Over three-quarters of Britons support a fresh investigation into child sex abuse by what are called predominantly Pakistani grooming gangs, something the labour government of Sir Keir Starmer has set itself hard against.
An overwhelming majority of Britons may be guilty of jumping on the “bandwagon of the far-right” — by the standards expressed by the Prime Minister this week as he moved to shut down discussion of migrant heritage rape gangs — by saying they want a deeper investigation into the grooming gang scandal. Some 76 per cent say a fresh report is needed, including a majority from every mainstream political party including even Starmer’s Labour.
Two-thirds of Labour voters disagree with the Prime Minister on the issue. 84 per cent of Conservatives want a fresh inquiry, and 91 per cent of supporters of Nigel Farage’s Reform UK do too.
There have already been several smaller inquiries into child rape gangs, or wider national reviews which touched on the matter peripherally. But critics say the scandal appears to run so deep, and so comparatively little can be said to be really known — there aren’t even good estimates on how many victims there have been nationwide, nor agreement on how many grooming gangs there are — that a fresh investigation is needed to “connect the dots”.
One remarkable black hole in what previous inquiries have investigated is just how little effort has been put into how so many child sex gangs with similar operating structures emerged at the same time, and how it is so many arms of government from local authorities, child services, and police were persuaded to look the other way so consistently. While actual abusers have been put in prison, no government employees who enabled or ignored abuse has been jailed to date.
Reform UK Member of Parliament Rupert Lowe presented a laundry list of data needed on what are called predominantly Pakistani child rape grooming gangs, thought to have plagued British towns and cities for decades. He said in Parliament:
Will the Government undertake a full investigation into officials who had knowledge of these crimes yet failed to act?… How many girls are estimated to have been raped… How many vulnerable young girls are estimated to still be involved in these gangs… Will the Government publish a full nationality breakdown of those convicted for such offences, along with the location of their crimes? How many known foreign rapists are there per town, per region? Will the Government publish a breakdown of the immigration status of those involved? On what grounds were they in the UK? Do they have previous convictions? How many foreign nationals found guilty have been released but not deported?
How many who were released receive any state benefits? How many children have been born following a rape by those men?… How many deportations have been blocked due to the rapist’s right to a family life or due to other European Court of Human Rights influences?… Will the Government release all court transcripts relating to those cases so that the British people can understand just part of the horror for themselves?… Which politicians, local and national, had knowledge of the events but failed to act—again, going as far as actively concealing what was truly happening?
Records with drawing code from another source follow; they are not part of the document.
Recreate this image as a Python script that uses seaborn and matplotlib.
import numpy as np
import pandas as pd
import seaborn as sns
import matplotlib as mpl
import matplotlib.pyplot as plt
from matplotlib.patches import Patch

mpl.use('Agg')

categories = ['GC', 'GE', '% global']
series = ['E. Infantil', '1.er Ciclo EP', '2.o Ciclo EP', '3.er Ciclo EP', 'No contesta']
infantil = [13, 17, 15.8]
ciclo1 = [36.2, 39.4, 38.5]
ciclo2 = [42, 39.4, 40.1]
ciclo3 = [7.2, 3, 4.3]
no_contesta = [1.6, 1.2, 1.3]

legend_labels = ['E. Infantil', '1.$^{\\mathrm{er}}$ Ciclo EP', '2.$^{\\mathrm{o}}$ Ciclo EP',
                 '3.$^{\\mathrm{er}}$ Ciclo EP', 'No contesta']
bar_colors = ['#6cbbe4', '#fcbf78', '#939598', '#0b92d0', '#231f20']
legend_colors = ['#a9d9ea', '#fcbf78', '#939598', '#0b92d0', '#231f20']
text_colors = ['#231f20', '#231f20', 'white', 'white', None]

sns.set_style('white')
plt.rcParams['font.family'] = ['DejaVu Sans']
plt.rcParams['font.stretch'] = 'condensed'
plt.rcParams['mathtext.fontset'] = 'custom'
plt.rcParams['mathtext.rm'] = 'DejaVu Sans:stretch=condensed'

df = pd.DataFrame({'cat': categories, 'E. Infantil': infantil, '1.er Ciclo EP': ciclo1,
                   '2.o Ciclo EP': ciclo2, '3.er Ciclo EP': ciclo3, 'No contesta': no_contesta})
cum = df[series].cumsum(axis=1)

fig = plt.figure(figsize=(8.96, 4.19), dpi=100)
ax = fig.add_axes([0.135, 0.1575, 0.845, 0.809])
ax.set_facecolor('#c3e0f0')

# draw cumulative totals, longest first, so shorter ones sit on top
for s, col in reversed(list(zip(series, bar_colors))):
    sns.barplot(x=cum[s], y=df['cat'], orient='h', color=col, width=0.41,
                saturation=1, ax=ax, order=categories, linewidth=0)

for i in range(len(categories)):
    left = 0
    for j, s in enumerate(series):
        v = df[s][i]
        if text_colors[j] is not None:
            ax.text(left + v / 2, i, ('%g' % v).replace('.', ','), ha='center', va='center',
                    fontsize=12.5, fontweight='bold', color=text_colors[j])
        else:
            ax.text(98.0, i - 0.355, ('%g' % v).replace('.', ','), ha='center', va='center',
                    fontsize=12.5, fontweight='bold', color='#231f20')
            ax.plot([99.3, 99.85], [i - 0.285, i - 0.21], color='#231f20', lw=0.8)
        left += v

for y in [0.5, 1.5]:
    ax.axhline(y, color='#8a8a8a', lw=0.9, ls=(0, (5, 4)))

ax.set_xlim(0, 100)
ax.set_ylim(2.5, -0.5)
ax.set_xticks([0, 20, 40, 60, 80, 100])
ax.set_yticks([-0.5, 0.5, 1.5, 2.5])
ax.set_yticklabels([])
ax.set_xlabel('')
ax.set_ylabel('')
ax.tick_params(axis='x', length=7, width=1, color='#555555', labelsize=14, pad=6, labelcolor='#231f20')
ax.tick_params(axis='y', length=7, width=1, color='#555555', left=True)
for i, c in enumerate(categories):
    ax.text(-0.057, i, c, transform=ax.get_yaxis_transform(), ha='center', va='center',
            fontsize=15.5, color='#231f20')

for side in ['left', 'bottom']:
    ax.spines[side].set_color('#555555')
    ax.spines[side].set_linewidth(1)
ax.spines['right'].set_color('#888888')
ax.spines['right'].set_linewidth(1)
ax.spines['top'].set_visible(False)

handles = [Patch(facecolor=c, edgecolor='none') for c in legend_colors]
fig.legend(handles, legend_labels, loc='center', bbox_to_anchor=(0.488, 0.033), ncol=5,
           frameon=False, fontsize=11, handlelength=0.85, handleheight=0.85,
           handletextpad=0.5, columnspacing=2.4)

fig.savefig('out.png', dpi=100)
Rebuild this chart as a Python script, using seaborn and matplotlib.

The Prime Minister, on the other hand, has insisted new investigations are a waste of time, even if it seems this puts him at odds with a clear majority of his own voters. On Monday, Starmer has criticised people “calling for inquiries because they want to jump on a bandwagon of the far-right”, a remarkable attack and one he clumsily tried to later walk back, the damage having already been done. He is still blocking an inquiry but has attempted to ameliorate by claiming he is open-minded on the matter.
And while his Parliamentary colleagues were whipped into blocking the inquiry amendment on Wednesday night, other senior Labour figures away from Parliament are not so hidebound by the party line, and may yet rebel.
The first top Labour man to speak out is Manchester mayor Andy Burnham, ambitious and proving capable in the role, who has said he supports, at least, a “limited” national inquiry. Per The Guardian, Burnham pointed out a full national inquiry would have legal powers to investigate unlike the smaller local investigations. He said it could: “draw out some of these national issues and compel people to give evidence who then may have charges to answer and be held to account.”
Nevertheless, he said a bid by The Conservatives — freshly in opposition after 14 years in power — to actually force an inquiry was simply opportunistic, which many may judge as a reasonable line of attack given how little they did to deal with these issues while in power.